HANOI – Vietnam’s exports to India in 2013 amounted to US$2.4 billion, up 33 percent from its 2012 figure of US$1.8 billion, according to the Department of Africa, West Asia and South Asia Markets (hereinafter referred to as ‘the Department’) of Vietnam’s Ministry of Industry and Trade.
Preliminary statistics released by Vietnam Customs show that telephones, mobile phones and their components are the main export product to India, accounting for almost 40 percent (US$926 million) of the total exports. Other products making up a significant proportion of exports to India were machinary, equipment and tools (US$242 million), computers, electrical products and their compo-nents (US$231 million) and rubber (US$211 million). While most of these products can account for a large part of Vietnam’s exports generally, the strong demand for rubber appears to be particular to India, which uses rubber both for re-export and for domestic use in making car tires.

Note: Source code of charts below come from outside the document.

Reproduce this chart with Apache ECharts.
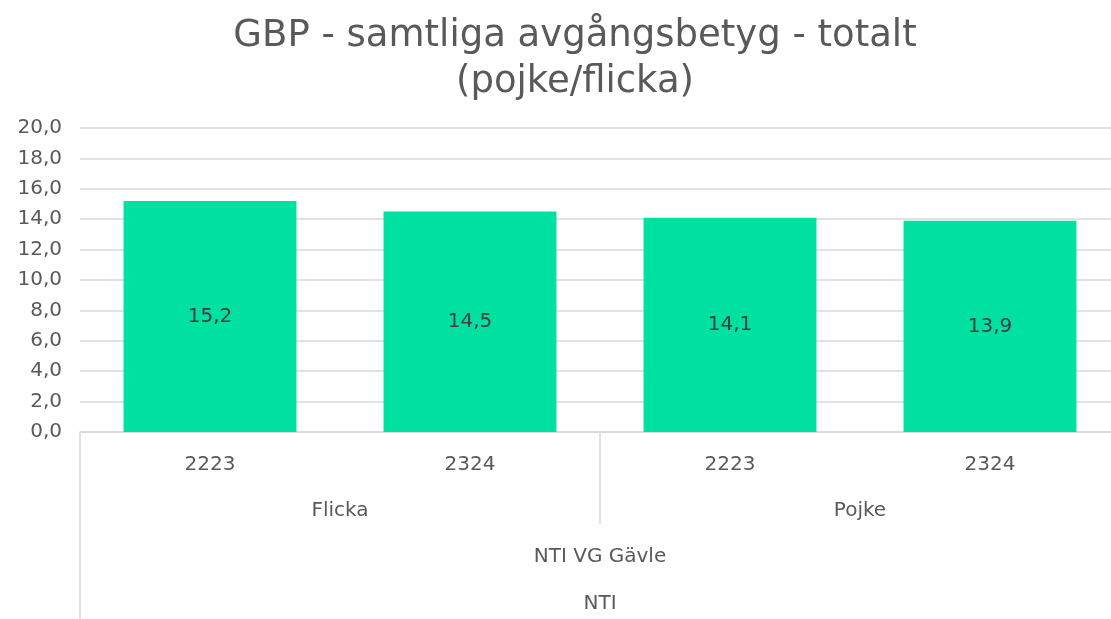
<!DOCTYPE html>
<html>
<head>
<meta charset="utf-8">
<script src="https://cdn.jsdelivr.net/npm/echarts@6/dist/echarts.min.js"></script>
<style>
  html, body { margin: 0; padding: 0; background: #fff; }
  #main { width: 1111px; height: 619px; }
</style>
</head>
<body>
<div id="main"></div>
<script>
// data
var years = ['2223', '2324', '2223', '2324'];
var genders = ['Flicka', 'Pojke'];
var schools = ['NTI VG Gävle'];
var orgs = ['NTI'];
var values = [15.2, 14.5, 14.1, 13.9];
var yTicks = { min: 0, max: 20, interval: 2 };

var chart = echarts.init(document.getElementById('main'));
var font = 'DejaVu Sans';
var gray = '#595959';
var lineColor = '#d9d9d9';

function comma(v) { return v.toFixed(1).replace('.', ','); }

// one extra axis per group level under the years
function levelAxis(data, margin, tickLen) {
    return {
        type: 'category',
        position: 'bottom',
        data: data,
        axisLine: { show: false },
        axisTick: { show: true, length: tickLen, lineStyle: { color: lineColor, width: 1.5 } },
        axisLabel: { margin: margin, color: gray, fontSize: 20, fontFamily: font },
        splitLine: { show: false }
    };
}

var option = {
    backgroundColor: '#fff',
    title: {
        text: 'GBP - samtliga avgångsbetyg - totalt\n(pojke/flicka)',
        left: 570,
        textAlign: 'center',
        top: 8,
        textStyle: { fontFamily: font, fontSize: 37, fontWeight: 'normal', color: gray, lineHeight: 46 }
    },
    grid: { left: 80, top: 128, width: 1040, height: 304, outerBoundsMode: 'none', containLabel: false },
    xAxis: [
        {
            type: 'category',
            data: years,
            axisLine: { lineStyle: { color: lineColor, width: 1.5 } },
            axisTick: { show: false },
            axisLabel: { margin: 23, color: gray, fontSize: 20, fontFamily: font }
        },
        levelAxis(genders, 69, 92),
        levelAxis(schools, 115, 0),
        levelAxis(orgs, 162, 187)
    ],
    yAxis: {
        type: 'value',
        min: yTicks.min,
        max: yTicks.max,
        interval: yTicks.interval,
        axisLine: { show: false },
        axisTick: { show: false },
        splitLine: { lineStyle: { color: lineColor, width: 1.5 } },
        axisLabel: { margin: 18, color: gray, fontSize: 20, fontFamily: font, formatter: comma }
    },
    series: [{
        type: 'bar',
        data: values,
        barWidth: '66.5%',
        itemStyle: { color: '#00E0A0' },
        label: {
            show: true,
            position: 'inside',
            color: '#404040',
            fontSize: 20,
            fontFamily: font,
            formatter: function (p) { return comma(p.value); }
        }
    }]
};

chart.setOption(option);
</script>
</body>
</html>
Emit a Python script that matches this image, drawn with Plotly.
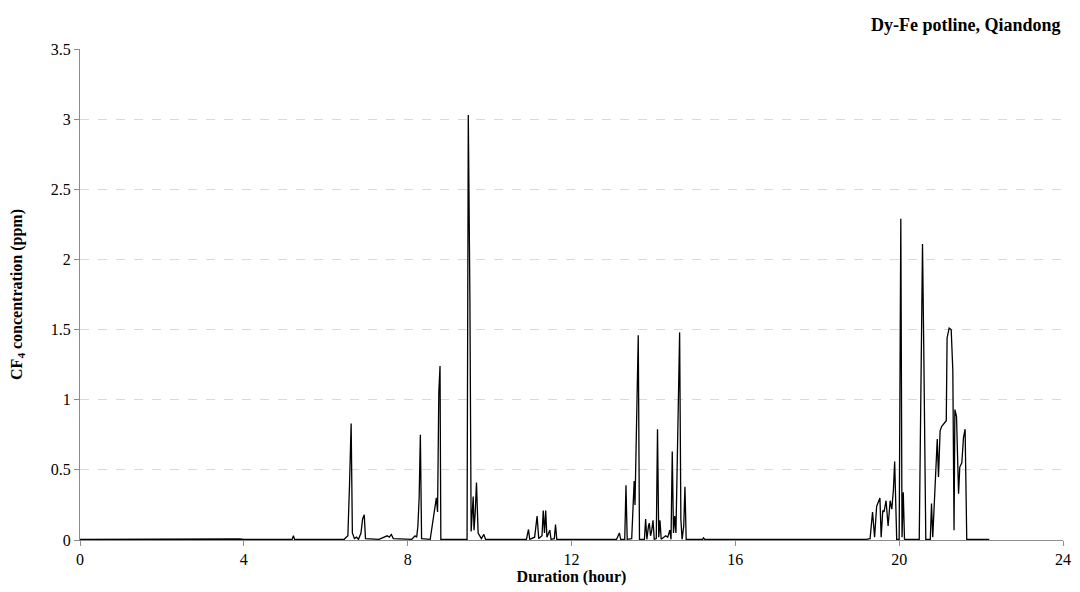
import plotly.graph_objects as go

# Duration (hour) and CF4 concentration (ppm)
hours = [
    0.0, 0.5, 1.0, 1.5, 2.0, 2.5, 3.0, 3.5, 3.9, 4.0, 4.5, 5.0, 5.18, 5.21, 5.24, 6.0,
    6.45, 6.5, 6.54, 6.58, 6.62, 6.65, 6.7, 6.75, 6.8, 6.86, 6.9, 6.94, 6.97,
    7.3, 7.4, 7.5, 7.55, 7.6, 7.65, 8.1, 8.18, 8.22, 8.25, 8.28, 8.31, 8.34,
    8.55, 8.62, 8.66, 8.7, 8.73, 8.76, 8.79, 8.81,
    9.45, 9.48, 9.52, 9.55, 9.6, 9.62, 9.65, 9.68, 9.72, 9.8, 9.86, 9.9,
    10.9, 10.95, 10.98, 11.1, 11.16, 11.2, 11.28, 11.31, 11.34, 11.37, 11.4, 11.47, 11.5,
    11.58, 11.61, 11.64,
    13.1, 13.17, 13.2, 13.3, 13.33, 13.36, 13.47, 13.5, 13.53, 13.55, 13.57, 13.6, 13.63, 13.66,
    13.78, 13.81, 13.84, 13.88, 13.9, 13.93, 13.96, 13.99, 14.02, 14.07, 14.1, 14.13, 14.16, 14.19,
    14.3, 14.35, 14.4, 14.43, 14.46, 14.49, 14.52, 14.55, 14.58, 14.61, 14.64, 14.67, 14.7,
    14.74, 14.77, 14.8, 15.2, 15.22, 15.25,
    19.2, 19.29, 19.35, 19.4, 19.45, 19.53, 19.56, 19.6, 19.63, 19.68, 19.73, 19.78, 19.82,
    19.86, 19.89, 19.94, 20.0, 20.04, 20.07, 20.1, 20.13,
    20.49, 20.55, 20.57, 20.6, 20.62, 20.65, 20.76, 20.79, 20.82, 20.87, 20.93, 20.96, 21.0,
    21.04, 21.15, 21.17, 21.22, 21.27, 21.31, 21.34, 21.36, 21.4, 21.45, 21.48, 21.53, 21.57,
    21.61, 21.65, 21.9, 22.2,
]
ppm = [
    0.004, 0.005, 0.004, 0.006, 0.005, 0.006, 0.008, 0.009, 0.007, 0.004, 0.004, 0.004, 0.004, 0.03, 0.004, 0.004,
    0.005, 0.02, 0.03, 0.39, 0.83, 0.05, 0.01, 0.02, 0.005, 0.05, 0.15, 0.18, 0.01,
    0.005, 0.02, 0.03, 0.02, 0.04, 0.01, 0.005, 0.03, 0.02, 0.1, 0.3, 0.75, 0.01,
    0.005, 0.15, 0.25, 0.3, 0.2, 1.05, 1.24, 0.005,
    0.005, 3.03, 1.7, 0.06, 0.31, 0.07, 0.2, 0.41, 0.05, 0.01, 0.04, 0.005,
    0.005, 0.075, 0.005, 0.02, 0.17, 0.01, 0.03, 0.21, 0.05, 0.21, 0.02, 0.07, 0.005,
    0.01, 0.11, 0.005,
    0.005, 0.05, 0.005, 0.005, 0.39, 0.005, 0.01, 0.3, 0.42, 0.25, 0.55, 1.08, 1.46, 0.005,
    0.005, 0.15, 0.005, 0.1, 0.12, 0.03, 0.07, 0.14, 0.005, 0.01, 0.79, 0.02, 0.14, 0.005,
    0.03, 0.02, 0.07, 0.005, 0.63, 0.05, 0.17, 0.05, 0.63, 1.22, 1.48, 0.15, 0.005,
    0.1, 0.38, 0.005, 0.005, 0.015, 0.005,
    0.005, 0.01, 0.2, 0.02, 0.24, 0.3, 0.02, 0.21, 0.2, 0.28, 0.1, 0.28, 0.22,
    0.36, 0.56, 0.005, 0.005, 2.29, 0.02, 0.34, 0.005,
    0.005, 1.57, 2.11, 1.38, 0.83, 0.005, 0.005, 0.26, 0.02, 0.36, 0.72, 0.45, 0.78,
    0.81, 0.85, 1.44, 1.51, 1.5, 1.21, 0.07, 0.93, 0.88, 0.33, 0.52, 0.55, 0.73,
    0.79, 0.005, 0.006, 0.004,
]

x_ticks = [0, 4, 8, 12, 16, 20, 24]
y_ticks = [0, 0.5, 1, 1.5, 2, 2.5, 3, 3.5]
y_labels = ["0", "0.5", "1", "1.5", "2", "2.5", "3", "3.5"]

FONT = "Liberation Serif"

fig = go.Figure()
fig.add_trace(go.Scatter(
    x=hours, y=ppm, mode="lines",
    line=dict(color="black", width=1.3),
    showlegend=False, hoverinfo="skip",
))

fig.update_layout(
    width=1072, height=584,
    margin=dict(l=72, r=17, t=41, b=52, autoexpand=False),
    paper_bgcolor="white", plot_bgcolor="white",
    font=dict(family=FONT, size=16, color="black"),
    annotations=[dict(
        text="<b>Dy-Fe potline, Qiandong</b>",
        xref="paper", yref="paper", x=1, y=1, xanchor="right", yanchor="bottom",
        yshift=12, showarrow=False, font=dict(family=FONT, size=18, color="black"),
    )],
)
fig.update_xaxes(
    range=[0, 24], tickvals=x_ticks, ticktext=[str(t) for t in x_ticks],
    showgrid=False, zeroline=False, showline=True, linecolor="#8c8c8c", linewidth=1,
    ticks="outside", ticklen=5, tickcolor="#8c8c8c", automargin=False,
    title=dict(text="<b>Duration (hour)</b>", font=dict(family=FONT, size=16), standoff=3),
)
fig.update_yaxes(
    range=[0, 3.5], tickvals=y_ticks, ticktext=y_labels,
    showgrid=True, gridcolor="#d9d9d9", griddash="dash", gridwidth=1,
    zeroline=False, showline=True, linecolor="#8c8c8c", linewidth=1,
    ticks="outside", ticklen=5, tickcolor="#8c8c8c", automargin=False,
    title=dict(text="<b>CF<sub>4</sub> concentration (ppm)</b>", font=dict(family=FONT, size=16), standoff=26),
)

fig.write_html("out.html")
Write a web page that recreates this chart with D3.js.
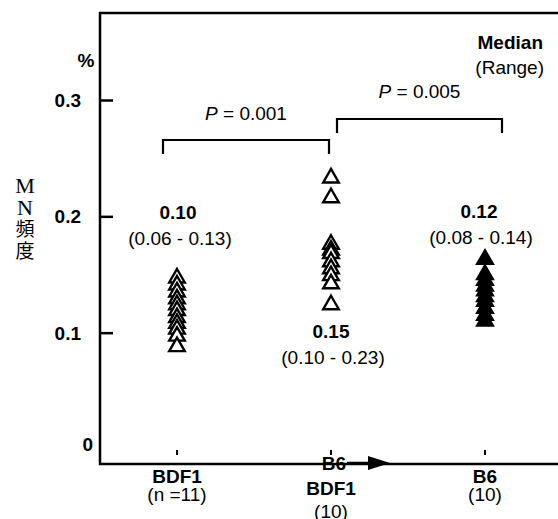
<!DOCTYPE html>
<html>
<head>
<meta charset="utf-8">
<script src="https://cdn.jsdelivr.net/npm/d3@7"></script>
<style>
  body { margin: 0; background: #fff; }
  text { font-family: "Liberation Sans", Arial, sans-serif; fill: #000; }
</style>
</head>
<body>
<div id="chart"></div>
<script>
// data
var groups = ["BDF1", "B6>BDF1", "B6"];
var groupLabels = [["BDF1", "(n =11)"], ["BDF1", "(10)"], ["B6", "(10)"]];
var bdf1 = [0.147, 0.141, 0.135, 0.129, 0.124, 0.119, 0.113, 0.108, 0.103, 0.097, 0.088];
var b6ToBdf1 = [0.233, 0.216, 0.176, 0.171, 0.168, 0.161, 0.155, 0.149, 0.142, 0.124];
var b6 = [0.163, 0.150, 0.145, 0.140, 0.136, 0.131, 0.127, 0.121, 0.115, 0.110];
var medians = ["0.10", "0.15", "0.12"];
var ranges = ["(0.06 - 0.13)", "(0.10 - 0.23)", "(0.08 - 0.14)"];
var pValues = ["0.001", "0.005"];
var yTicks = [0, 0.1, 0.2, 0.3];

var svgWidth = 558, svgHeight = 519;

var svg = d3.select("#chart").append("svg")
  .attr("width", svgWidth)
  .attr("height", svgHeight);

// scales
var x = d3.scalePoint().domain(groups).range([177, 485]);
var y = d3.scaleLinear().domain([0, 0.3]).range([449, 100]);

var axisLeft = 100, axisBottom = 464, frameTop = 13;

// frame: left, top, bottom lines
svg.append("path")
  .attr("d", `M${svgWidth},${frameTop}H${axisLeft}V${axisBottom}H${svgWidth}`)
  .attr("fill", "none")
  .attr("stroke", "#000")
  .attr("stroke-width", 2.5);

// y axis ticks (inward)
var yAxis = svg.append("g")
  .attr("transform", `translate(${axisLeft},0)`)
  .call(d3.axisLeft(y).tickValues(yTicks).tickSizeInner(-13).tickSizeOuter(0).tickPadding(19)
    .tickFormat(d => d === 0 ? "0" : d3.format(".1f")(d)));
yAxis.select(".domain").remove();
yAxis.selectAll(".tick line").attr("stroke-width", 2.5)
  .filter(d => d === 0).remove();
yAxis.selectAll(".tick text")
  .style("font-size", "19px")
  .style("font-weight", "bold")
  .attr("font-family", null)
  .attr("x", d => d === 0 ? -7 : -19)
  .attr("dy", d => d === 0 ? "0.1em" : "0.35em");

svg.append("text")
  .attr("x", 86).attr("y", 67)
  .attr("text-anchor", "middle")
  .style("font-size", "19px").style("font-weight", "bold")
  .text("%");

// y title, stacked vertically
var titleChars = ["M", "N", "頻", "度"];
svg.selectAll(".ytitle")
  .data(titleChars)
  .enter().append("text")
  .attr("class", "ytitle")
  .attr("x", 25)
  .attr("y", (d, i) => 193 + i * 21.5)
  .attr("text-anchor", "middle")
  .style("font-family", (d, i) => i < 2 ? "'Liberation Serif', serif" : "'Noto Sans CJK JP', sans-serif")
  .style("font-size", (d, i) => i < 2 ? "22px" : "19px")
  .text(d => d);

// small category ticks on x axis
svg.selectAll(".xtick")
  .data(groups)
  .enter().append("line")
  .attr("x1", d => x(d)).attr("x2", d => x(d))
  .attr("y1", 450).attr("y2", 455)
  .attr("stroke", "#000").attr("stroke-width", 2);

// triangles
var tri = d3.symbol().type(d3.symbolTriangle).size(105);
var series = [bdf1, b6ToBdf1, b6];
series.forEach(function(vals, i) {
  svg.selectAll(".pt" + i)
    .data(vals)
    .enter().append("path")
    .attr("class", "pt" + i)
    .attr("d", tri)
    .attr("transform", d => `translate(${x(groups[i])},${y(d)})`)
    .attr("fill", i === 2 ? "#000" : "#fff")
    .attr("stroke", "#000")
    .attr("stroke-width", 2.4);
});

// median / range labels
var labelPos = [[1, 219], [0, 338], [-6, 218]];
groups.forEach(function(g, i) {
  svg.append("text")
    .attr("x", x(g) + labelPos[i][0]).attr("y", labelPos[i][1])
    .attr("text-anchor", "middle")
    .style("font-size", "19px").style("font-weight", "bold")
    .text(medians[i]);
  svg.append("text")
    .attr("x", x(g) + labelPos[i][0] + 2).attr("y", labelPos[i][1] + 26)
    .attr("text-anchor", "middle")
    .style("font-size", "19px")
    .text(ranges[i]);
});

// legend
svg.append("text").attr("x", 543).attr("y", 49)
  .attr("text-anchor", "end")
  .style("font-size", "19px").style("font-weight", "bold")
  .text("Median");
svg.append("text").attr("x", 544).attr("y", 74)
  .attr("text-anchor", "end")
  .style("font-size", "19px")
  .text("(Range)");

// significance brackets
var brackets = [
  { x1: x(groups[0]) - 14, x2: x(groups[1]) - 2, top: 140, bottom: 154, ty: 120 },
  { x1: x(groups[1]) + 6, x2: x(groups[2]) + 17, top: 119, bottom: 133, ty: 98 }
];
brackets.forEach(function(b, i) {
  svg.append("path")
    .attr("d", `M${b.x1},${b.bottom}V${b.top}H${b.x2}V${b.bottom}`)
    .attr("fill", "none")
    .attr("stroke", "#000")
    .attr("stroke-width", 2.2);
  var t = svg.append("text")
    .attr("x", (b.x1 + b.x2) / 2).attr("y", b.ty)
    .attr("text-anchor", "middle")
    .style("font-size", "19px");
  t.append("tspan").style("font-style", "italic").text("P");
  t.append("tspan").text(" = " + pValues[i]);
});

// x category labels
groups.forEach(function(g, i) {
  var base = i === 1 ? 495 : 483;
  groupLabels[i].forEach(function(s, j) {
    svg.append("text")
      .attr("x", x(g)).attr("y", base + j * (i === 1 ? 23 : 18))
      .attr("text-anchor", "middle")
      .style("font-size", "19px")
      .style("font-weight", j === 0 ? "bold" : "normal")
      .text(s);
  });
});

// "B6 -> BDF1" transfer arrow on the middle group
svg.append("text")
  .attr("x", x(groups[1]) + 3).attr("y", 470)
  .attr("text-anchor", "middle")
  .style("font-size", "19px").style("font-weight", "bold")
  .text("B6");
svg.append("line")
  .attr("x1", x(groups[1]) + 16).attr("x2", x(groups[1]) + 40)
  .attr("y1", 463).attr("y2", 463)
  .attr("stroke", "#000").attr("stroke-width", 2.5);
svg.append("path")
  .attr("d", d3.line()([[x(groups[1]) + 37, 456], [x(groups[1]) + 59, 463], [x(groups[1]) + 37, 470]]) + "Z")
  .attr("fill", "#000");
</script>
</body>
</html>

Fishery products were also among the items experiencing high turnover. Tea, coffee, cashew nuts and pepper were similarly in high demand for re-export purposes. The Department added that there was still potential for Vietnamese export to India to grow further, by capitalizing on India’s consumption trends and diversified need for products. It cited canned foods, fine arts, handicraft, clothing and construction materials as items that had further potential for export to the Indian market, though they do not make up a large share of exports currently.
India has become a major importer of Vietnamese goods, with Vietnam exports to the former British colony increasing by around 46 percent annually in the period 2008 to 2012. Part of this marked growth in exports can be attributed to the tariff cuts in the ASEAN-India Free Trade Agreement, which came into effect in 2010.
According to Vietnam Customs’ statistics, the US remains Vietnam’s largest export destination with an estimated US$23.9 billion of exports in 2013, followed by Japan and China at US$13.7 billion and US$13.3 billion of exports respectively. Other notable export destinations in the Asian region include South Korea (US$6.6 billion), Malaysia (US$4.9 billion), Hong Kong (US$4.1 billion), Thailand (US$3.3 billion), Singapore (US$2.7 billion) and Indonesia (US$2.5 billion).
A recent HSBC report on Vietnam’s economic prospects predicts exports would experience strong growth of 20 percent in 2014, up from 15.4 percent in 2013. The report expects this growth will be driven by increased global demand, particularly from Europe and the U.S. as those economies start to recover.